Delegates to the Women’s Forum of the Busan Global Civil Society Forum recounted examples where micro-credit, community loans and other schemes simply added to the burden of women whose plates were full but were going hungry. Between their underpaid and unpaid work women already put in two-thirds of all the hours worked on the planet. Yet many are so desperate they jump at the chance to further indebt themselves, taking out micro-loans to start a business – in effect, a third or fourth job – even though too many of them have little control over the income they earn.

Lenders gladly loan them money – as long as the amount is small enough – confident the women will repay their debts. Socialization and community pressure mean default rates are very low, even when the cost to the women is very high.

Forum delegates note the dominant economic model is founded on women’s unpaid and underpaid work. The burgeoning care economy and the growth of precarious work that relies on a constantly replenished pool of young women workers were cited as examples of the sorts of entrepreneurship that was as likely to enslave as to empower women.

That women want more economic opportunity and freedom there is no doubt. That they want recognition for their many contributions to economic growth and legal status as owners of lands, homes and assets, of course. That they want decent work and opportunities to open and grow businesses, again, that’s true. But the women state unequivocally that the foundation for prosperity with equity is rights.  

They believe it is naïve or disingenuous to promote the three E’s – education, employment and entrepreneurship – as the recipe to end inequality without tackling the attitudes and behaviours, customs and norms that perpetuate patriarchy. They underline too the need to address violence and child care and climate change and a wide range of issues that create vulnerability and inequality and represent systemic barriers to eradicating poverty.

And they call for an initiative that is grounded in rights, that starts with the Beijing agenda and that engages women’s organizations from the outset in the conception and design of the proposal as well as its delivery and assessment.

Is the Busan Joint Action Plan dead? No, not yet. While early reviews were negative, no doubt some women’s groups will test USAID’s expressed openness to dialogue.
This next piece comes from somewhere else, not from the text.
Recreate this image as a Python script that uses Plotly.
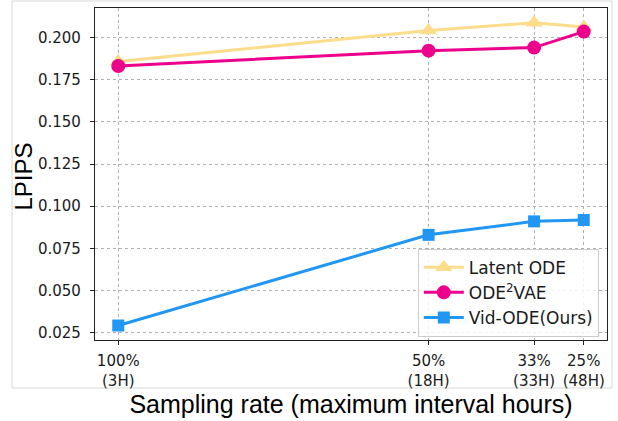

And were the engagement genuine and the resulting plan rights-based, comprehensive and ambitious, there could yet be enthusiasm for this venture. [And were the US to ratify CEDAW, Secretary Clinton would have more credibility as its champion.]

As for Canada, it will be important that CIDA take an active role in the reframing of this initiative. Sustainable economic growth has been identified as a priority by the government. While the details of the strategy remain under wraps, we can only hope that women’s economic empowerment is central. And if so, a new, improved Busan plan might be the perfect means to leverage Canada’s investment to have the kind of results that all women will welcome.

Robert Fox is Executive Director of Oxfam Canada and a delegate to the High Level Forum.